**EXERCISE**
All of the lines below are to be transcribed faithfully, with pictures excluded from the copy.

**COLLECTED DATA**

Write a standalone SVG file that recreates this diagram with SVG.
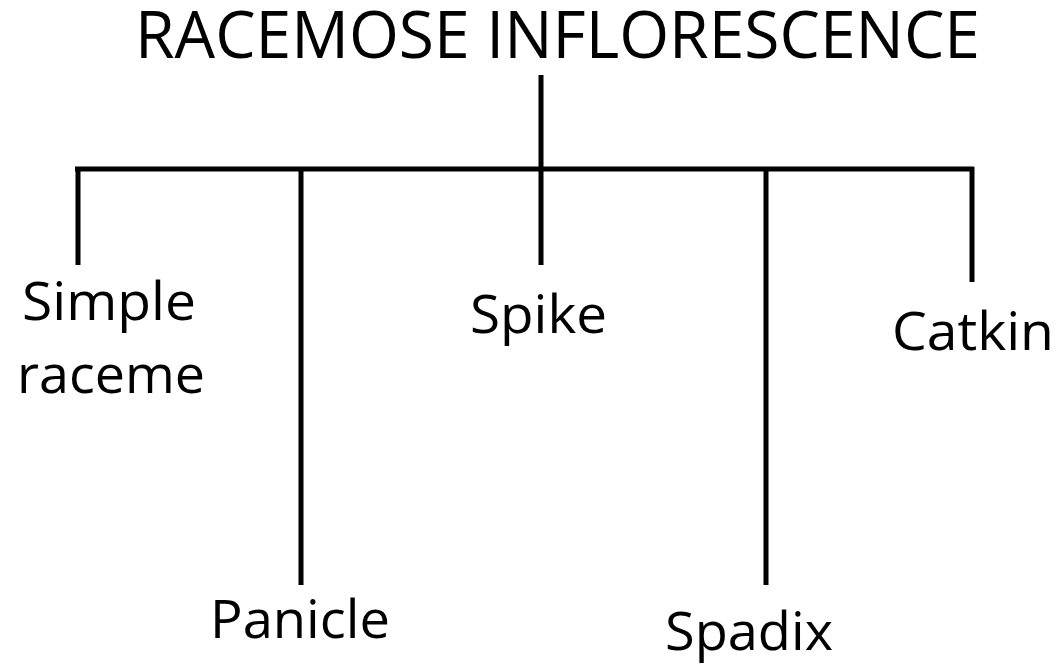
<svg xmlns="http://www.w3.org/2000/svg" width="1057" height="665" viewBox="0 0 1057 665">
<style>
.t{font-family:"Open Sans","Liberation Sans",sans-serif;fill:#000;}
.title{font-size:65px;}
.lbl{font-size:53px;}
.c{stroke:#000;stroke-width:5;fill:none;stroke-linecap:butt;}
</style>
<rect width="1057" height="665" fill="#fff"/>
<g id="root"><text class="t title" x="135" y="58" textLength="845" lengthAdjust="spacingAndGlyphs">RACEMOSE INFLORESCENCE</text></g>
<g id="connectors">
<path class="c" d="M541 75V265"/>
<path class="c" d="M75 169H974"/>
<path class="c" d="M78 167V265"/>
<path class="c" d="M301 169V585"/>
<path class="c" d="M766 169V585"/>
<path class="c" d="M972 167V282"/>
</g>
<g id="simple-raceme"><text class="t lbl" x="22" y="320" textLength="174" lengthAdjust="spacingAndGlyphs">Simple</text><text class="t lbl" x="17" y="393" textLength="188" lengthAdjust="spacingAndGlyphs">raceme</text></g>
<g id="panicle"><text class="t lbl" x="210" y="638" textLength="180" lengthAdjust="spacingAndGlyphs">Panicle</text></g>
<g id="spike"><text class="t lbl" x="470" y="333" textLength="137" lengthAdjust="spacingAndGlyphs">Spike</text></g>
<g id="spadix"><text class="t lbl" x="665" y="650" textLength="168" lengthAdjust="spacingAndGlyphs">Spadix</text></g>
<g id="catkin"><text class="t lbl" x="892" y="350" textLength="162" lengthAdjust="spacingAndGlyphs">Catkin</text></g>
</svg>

**RESPONSE**
Write a standalone SVG file that recreates this diagram with SVG.
<svg xmlns="http://www.w3.org/2000/svg" width="1057" height="665" viewBox="0 0 1057 665">
<style>
.t{font-family:"Open Sans","Liberation Sans",sans-serif;fill:#000;}
.title{font-size:65px;}
.lbl{font-size:53px;}
.c{stroke:#000;stroke-width:5;fill:none;stroke-linecap:butt;}
</style>
<rect width="1057" height="665" fill="#fff"/>
<g id="root"><text class="t title" x="135" y="58" textLength="845" lengthAdjust="spacingAndGlyphs">RACEMOSE INFLORESCENCE</text></g>
<g id="connectors">
<path class="c" d="M541 75V265"/>
<path class="c" d="M75 169H974"/>
<path class="c" d="M78 167V265"/>
<path class="c" d="M301 169V585"/>
<path class="c" d="M766 169V585"/>
<path class="c" d="M972 167V282"/>
</g>
<g id="simple-raceme"><text class="t lbl" x="22" y="320" textLength="174" lengthAdjust="spacingAndGlyphs">Simple</text><text class="t lbl" x="17" y="393" textLength="188" lengthAdjust="spacingAndGlyphs">raceme</text></g>
<g id="panicle"><text class="t lbl" x="210" y="638" textLength="180" lengthAdjust="spacingAndGlyphs">Panicle</text></g>
<g id="spike"><text class="t lbl" x="470" y="333" textLength="137" lengthAdjust="spacingAndGlyphs">Spike</text></g>
<g id="spadix"><text class="t lbl" x="665" y="650" textLength="168" lengthAdjust="spacingAndGlyphs">Spadix</text></g>
<g id="catkin"><text class="t lbl" x="892" y="350" textLength="162" lengthAdjust="spacingAndGlyphs">Catkin</text></g>
</svg>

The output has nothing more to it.